Si rincorrono da alcuni giorni e si sono fatte più pressanti in queste ore le indiscrezioni che parlano di serie difficoltà finanziarie del gruppo Fincantieri. Voci, che stanno penalizzando il titolo societario sui mercati, secondo cui il gruppo dovrebbe ricorrere a un aumento di capitale – a poco più di un anno dalla sua quotazione in Borsa – da chiedere alla Cassa depositi e prestiti, titolare della proprietà pubblica di Fincantieri. Tutto questo a fronte di un portafoglio ordini più che consistente, di un aumento delle commesse, mentre sul fronte industriale il confronto sindacale per il rinnovo del contratto integrativo è bloccato dall'intransigenza aziendale.

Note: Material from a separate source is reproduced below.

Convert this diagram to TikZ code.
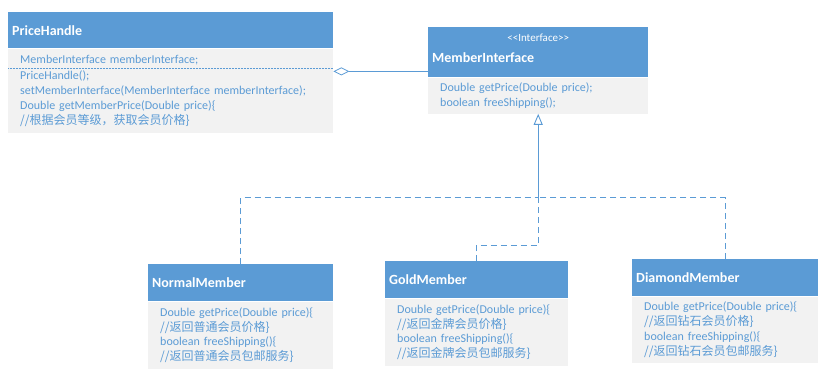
\documentclass[tikz,border=0pt]{standalone}
\usepackage{fontspec}
\setmainfont{Carlito}
\newfontfamily\cjk{Noto Sans CJK SC}
\usetikzlibrary{arrows.meta}
\definecolor{cHead}{HTML}{5B9BD5}
\definecolor{cBody}{HTML}{F2F2F2}
\definecolor{cText}{HTML}{5B9BD5}
\definecolor{cLine}{HTML}{5B9BD5}
\newcommand\zh[1]{{\cjk\fontsize{12}{14}\selectfont #1}}

\begin{document}
\begin{tikzpicture}[
  x=1pt, y=-1pt,
  font=\fontsize{12}{14.8}\selectfont,
  hd/.style 2 args={fill=cHead, text=white, anchor=north west, inner xsep=4pt,
                    inner ysep=0pt, text width=#1-8pt, minimum height=#2, align=left,
                    font=\fontsize{14}{16}\selectfont\bfseries},
  bd/.style 2 args={fill=cBody, text=cText, anchor=north west, inner xsep=12pt,
                    inner ysep=0pt, text width=#1-24pt, minimum height=#2, align=left},
  agg/.style={{Diamond[open,length=16pt,width=8pt]}-, draw=cLine, line width=.8pt},
  real/.style={-{Triangle[open,length=11pt,width=9pt]}, draw=cLine, line width=.9pt},
  impl/.style={draw=cLine, line width=.9pt, dash pattern=on 6pt off 4pt},
  sep/.style={draw=cLine, line width=.5pt, densely dotted},
]
\useasboundingbox (0,0) rectangle (823,388);

% ---------------- PriceHandle ----------------
\node[hd={325pt}{36pt}] (phHead) at (8,12) {PriceHandle};
\node[bd={325pt}{84pt}] (phBody) at (phHead.south west)
  {MemberInterface memberInterface;\\[2pt]
   PriceHandle();\\
   setMemberInterface(MemberInterface memberInterface);\\
   Double getMemberPrice(Double price)\{\\
   \zh{//根据会员等级，获取会员价格\}}};
\draw[sep] ([yshift=-20pt]phBody.north west) -- ([yshift=-20pt]phBody.north east);

% ---------------- MemberInterface ----------------
\node[hd={220pt}{50pt}] (miHead) at (428,27)
  {\makebox[212pt]{\fontsize{11}{12}\selectfont\mdseries <{}<Interface>{}>}\\[5pt]
   MemberInterface\rule[-8pt]{0pt}{8pt}};
\node[bd={220pt}{36pt}] (miBody) at (miHead.south west)
  {Double getPrice(Double price);\\
   boolean freeShipping();};

\draw[agg] ([yshift=-23pt]phBody.north east) -- ([yshift=6pt]miHead.south west);

% ---------------- members ----------------
\node[hd={185pt}{37pt}] (normHead) at (148,264) {NormalMember};
\node[bd={185pt}{67pt}] (normBody) at (normHead.south west)
  {Double getPrice(Double price)\{\\
   \zh{//返回普通会员价格\}}\\
   boolean freeShipping()\{\\
   \zh{//返回普通会员包邮服务\}}};

\node[hd={183pt}{37pt}] (goldHead) at (385,261) {GoldMember};
\node[bd={183pt}{67pt}] (goldBody) at (goldHead.south west)
  {Double getPrice(Double price)\{\\
   \zh{//返回金牌会员价格\}}\\
   boolean freeShipping()\{\\
   \zh{//返回金牌会员包邮服务\}}};

\node[hd={186pt}{37pt}] (diaHead) at (632,259) {DiamondMember};
\node[bd={186pt}{66pt}] (diaBody) at (diaHead.south west)
  {Double getPrice(Double price)\{\\
   \zh{//返回钻石会员价格\}}\\
   boolean freeShipping()\{\\
   \zh{//返回钻石会员包邮服务\}}};

% ---------------- realization ----------------
\coordinate (jn) at ([yshift=-84pt]miBody.south);
\draw[real] (jn) -- (miBody.south);
\draw[impl] (normHead.north) |- (jn);
\draw[impl] (goldHead.north) -- ++(0,-16) -| (jn);
\draw[impl] (diaHead.north) |- (jn);

\end{tikzpicture}
\end{document}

“E' una situazione preoccupante e paradossale – commenta Bruno Papignani, responsabile per la cantieristica della Fiom-Cgil nazionale – perché Fincantieri ha dedicato in questi ultimi anni i propri principali interessi sul terreno finanziario: se questi sono i risultati non c'è proprio da stare allegri. Mentre sul terreno industriale, dove la situazione di mercato è più che rosea, l'azienda continua ad assumere atteggiamenti di chiusura, se non autoritari, nei confronti delle richieste sindacali e delle rivendicazioni dei lavoratori chiudendo le porte alla loro partecipazione. E' un atteggiamento suicida, perché di fronte alle difficoltà che il gruppo sta incontrando a livello finanziario, sarebbe necessario un ripensamento che rimetta la produzione industriale al centro dell'attenzione aziendale e consideri il confronto con i lavoratori e i loro rappresentanti una risorsa per il futuro del gruppo”.
“Da questo punto di vista – osserva Papignani - è paradigmatico che la vertenza contrattuale sia bloccata da mesi sul rifiuto aziendale di confrontarsi davvero con le rivendicazioni dei lavoratori. Servirebbe una svolta da parte del management di Fincantieri: non solo per il bene dei lavoratori che hanno fatto vivere l'azienda con i loro sacrifici salariali e normativi negli anni in cui le commesse erano scarse, ma per il futuro stesso del gruppo, che non può pensare di poter competere a spese dei suoi dipendenti comprimendo e peggiorando le loro condizioni di lavoro”.